Carving out space for a savanna in Richfield
This fall a crew from Conservation Corps Minnesota has been hard at work on a special project in the south prairie of Wood Lake Nature Center (WLNC). The four-person crew is in Richfield as part of a grant-funded project to transform an area of the prairie into a formal savanna, a very rare ecosystem for Minnesota’s climate and geography.
“The savanna ecosystem is one of the rarest in the state, so we are thrilled to bring it back to health and to utilize it for wildlife habitat and education,” said Amy Markle, Recreation Services Director for the City of Richfield.
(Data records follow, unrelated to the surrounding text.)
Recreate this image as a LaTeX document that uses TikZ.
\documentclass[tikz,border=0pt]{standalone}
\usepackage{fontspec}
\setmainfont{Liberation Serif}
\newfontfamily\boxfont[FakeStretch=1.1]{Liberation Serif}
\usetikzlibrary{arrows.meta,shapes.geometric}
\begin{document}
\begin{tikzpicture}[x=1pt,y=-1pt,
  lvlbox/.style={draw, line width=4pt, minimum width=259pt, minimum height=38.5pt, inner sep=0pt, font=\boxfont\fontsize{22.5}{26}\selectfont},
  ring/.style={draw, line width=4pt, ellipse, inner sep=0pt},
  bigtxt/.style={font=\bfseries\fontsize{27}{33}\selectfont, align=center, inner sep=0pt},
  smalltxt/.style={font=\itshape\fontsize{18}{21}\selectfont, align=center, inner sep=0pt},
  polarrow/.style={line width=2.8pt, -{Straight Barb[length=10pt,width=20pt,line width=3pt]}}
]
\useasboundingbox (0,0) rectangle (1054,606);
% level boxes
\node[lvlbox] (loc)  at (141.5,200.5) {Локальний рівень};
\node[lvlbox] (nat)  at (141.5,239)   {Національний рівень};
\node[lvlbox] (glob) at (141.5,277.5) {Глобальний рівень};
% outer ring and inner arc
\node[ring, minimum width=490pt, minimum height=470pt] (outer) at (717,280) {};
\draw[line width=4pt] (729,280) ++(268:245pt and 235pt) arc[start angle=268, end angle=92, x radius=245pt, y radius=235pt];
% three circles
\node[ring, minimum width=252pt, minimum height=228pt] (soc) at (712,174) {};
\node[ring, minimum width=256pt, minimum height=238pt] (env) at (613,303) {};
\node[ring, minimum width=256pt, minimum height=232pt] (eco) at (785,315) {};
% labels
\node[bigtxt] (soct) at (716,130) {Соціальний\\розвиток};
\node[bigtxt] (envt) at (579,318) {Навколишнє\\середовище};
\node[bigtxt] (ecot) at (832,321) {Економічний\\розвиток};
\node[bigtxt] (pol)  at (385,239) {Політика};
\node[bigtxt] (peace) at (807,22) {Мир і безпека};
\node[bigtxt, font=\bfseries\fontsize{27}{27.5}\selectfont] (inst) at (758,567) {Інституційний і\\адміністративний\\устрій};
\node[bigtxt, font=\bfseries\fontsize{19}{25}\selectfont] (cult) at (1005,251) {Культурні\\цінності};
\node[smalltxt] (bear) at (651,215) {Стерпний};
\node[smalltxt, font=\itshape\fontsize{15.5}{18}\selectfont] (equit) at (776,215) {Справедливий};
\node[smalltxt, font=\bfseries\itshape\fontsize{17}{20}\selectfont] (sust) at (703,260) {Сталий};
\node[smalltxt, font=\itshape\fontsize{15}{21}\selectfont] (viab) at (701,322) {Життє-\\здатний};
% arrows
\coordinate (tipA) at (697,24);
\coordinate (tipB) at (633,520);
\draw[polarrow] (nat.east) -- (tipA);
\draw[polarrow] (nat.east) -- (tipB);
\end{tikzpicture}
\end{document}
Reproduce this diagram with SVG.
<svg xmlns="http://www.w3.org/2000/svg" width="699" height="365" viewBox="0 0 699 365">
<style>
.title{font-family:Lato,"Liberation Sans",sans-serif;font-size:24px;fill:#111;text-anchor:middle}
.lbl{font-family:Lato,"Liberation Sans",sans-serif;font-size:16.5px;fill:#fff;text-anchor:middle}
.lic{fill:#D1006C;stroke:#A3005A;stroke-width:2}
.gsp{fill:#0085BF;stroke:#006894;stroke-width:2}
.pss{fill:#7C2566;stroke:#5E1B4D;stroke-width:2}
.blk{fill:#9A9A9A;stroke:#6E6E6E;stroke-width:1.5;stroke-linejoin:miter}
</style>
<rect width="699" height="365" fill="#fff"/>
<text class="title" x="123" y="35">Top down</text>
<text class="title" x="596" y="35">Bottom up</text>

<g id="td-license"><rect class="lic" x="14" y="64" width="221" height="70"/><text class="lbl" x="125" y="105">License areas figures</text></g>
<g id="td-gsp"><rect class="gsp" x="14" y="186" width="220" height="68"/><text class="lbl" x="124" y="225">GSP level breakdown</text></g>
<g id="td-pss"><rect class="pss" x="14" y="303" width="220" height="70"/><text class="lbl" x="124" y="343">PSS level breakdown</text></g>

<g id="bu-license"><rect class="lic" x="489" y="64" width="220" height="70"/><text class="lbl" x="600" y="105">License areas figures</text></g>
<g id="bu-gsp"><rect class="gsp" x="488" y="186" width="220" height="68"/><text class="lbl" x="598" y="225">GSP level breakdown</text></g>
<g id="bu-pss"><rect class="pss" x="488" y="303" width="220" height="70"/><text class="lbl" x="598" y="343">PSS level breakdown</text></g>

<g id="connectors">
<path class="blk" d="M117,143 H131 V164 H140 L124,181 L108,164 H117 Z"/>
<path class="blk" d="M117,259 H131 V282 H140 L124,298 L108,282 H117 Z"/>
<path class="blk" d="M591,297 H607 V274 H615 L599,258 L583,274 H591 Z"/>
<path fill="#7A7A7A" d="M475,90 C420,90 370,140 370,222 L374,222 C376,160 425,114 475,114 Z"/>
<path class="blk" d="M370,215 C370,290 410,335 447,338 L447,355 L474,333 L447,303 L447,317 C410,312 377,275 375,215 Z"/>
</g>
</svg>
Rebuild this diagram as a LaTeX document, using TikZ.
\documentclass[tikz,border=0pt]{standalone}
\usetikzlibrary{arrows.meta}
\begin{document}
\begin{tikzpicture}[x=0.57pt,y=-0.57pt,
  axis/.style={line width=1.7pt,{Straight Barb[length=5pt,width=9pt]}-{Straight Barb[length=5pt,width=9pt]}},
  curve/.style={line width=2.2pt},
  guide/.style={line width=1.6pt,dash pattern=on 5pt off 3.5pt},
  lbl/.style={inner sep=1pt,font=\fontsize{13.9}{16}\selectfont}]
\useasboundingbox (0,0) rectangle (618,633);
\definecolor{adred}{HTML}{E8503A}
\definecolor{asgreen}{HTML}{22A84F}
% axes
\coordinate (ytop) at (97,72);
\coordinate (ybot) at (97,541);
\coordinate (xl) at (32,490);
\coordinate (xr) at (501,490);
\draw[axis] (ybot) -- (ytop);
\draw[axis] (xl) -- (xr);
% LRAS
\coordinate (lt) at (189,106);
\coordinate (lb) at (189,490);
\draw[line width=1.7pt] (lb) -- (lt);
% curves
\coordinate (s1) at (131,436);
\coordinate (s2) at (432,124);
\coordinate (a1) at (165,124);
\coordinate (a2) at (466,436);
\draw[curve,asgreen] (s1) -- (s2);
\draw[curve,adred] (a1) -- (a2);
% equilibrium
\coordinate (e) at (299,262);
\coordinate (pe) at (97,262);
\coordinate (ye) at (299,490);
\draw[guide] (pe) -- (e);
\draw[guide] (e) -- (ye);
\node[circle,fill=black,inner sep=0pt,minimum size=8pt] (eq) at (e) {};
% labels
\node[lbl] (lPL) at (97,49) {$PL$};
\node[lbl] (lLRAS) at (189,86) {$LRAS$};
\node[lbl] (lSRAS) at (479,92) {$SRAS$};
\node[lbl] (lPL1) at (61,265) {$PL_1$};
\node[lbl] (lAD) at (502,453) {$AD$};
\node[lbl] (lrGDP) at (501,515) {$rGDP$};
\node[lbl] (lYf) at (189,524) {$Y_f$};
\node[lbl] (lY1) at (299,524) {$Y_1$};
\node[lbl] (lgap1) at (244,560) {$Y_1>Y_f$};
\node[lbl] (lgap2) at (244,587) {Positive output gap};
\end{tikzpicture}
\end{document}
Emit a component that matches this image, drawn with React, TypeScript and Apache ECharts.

The project begins the second cycle of a three-year grant award that WLNC received to manage the prairie and restore the savanna. The funding comes from the Minnesota Department of Natural Resources and provides approximately $45,000 in capital to WLNC each year.
The four-person Conservation Corp is clearing invasive species in addition to thinning some of the trees from the area where the savanna ecosystem will be cultivated. Following the clearing of the invasive species, native prairie grasses will be planted.
“By thinning some of the trees, the sunlight will really be able to penetrate the tree canopy and help with the growth of prairie grasses below the trees,” explained nature center manager Karen Shragg. “When the invasive species are removed and the prairie grasses mature, this will create a much healthier habitat for birds, reptiles and pollinators to flourish.”
Conservation Corps Minnesota is a made up of a group of young adults who have dedicated a year to conservation work as part of this AmeriCorps-affiliated program. The volunteers receive training and work throughout Minnesota and Iowa.
Sam, a crew leader with the Conservation Corp, explained how he hopes this work will help him find a career in the field. “This is a great way to get experienced,” he said. “I really want to work at a Minnesota State Park, and this is a huge stepping stone to making that dream a reality.”
The crew, who often works along waterways and rivers, has enjoyed their time at WLNC and was impressed by the variety of ecosystems and experiences offered to area residents.
“Being at Wood Lake Nature Center is a unique opportunity for us to be in the heart of the metro while still having an authentic natural experience in a prairie or wooded setting,” said Steven, a first-year member with the Conservation Corp.
Sam added: “I’m sure residents love to come out here and get a taste of nature. If they are like me, it offers a way to find some stress relief from all the busyness of daily life.”
Conservation Corp Minnesota representatives are likely to return in 2020 to continue working on the prairie and savanna restoration projects.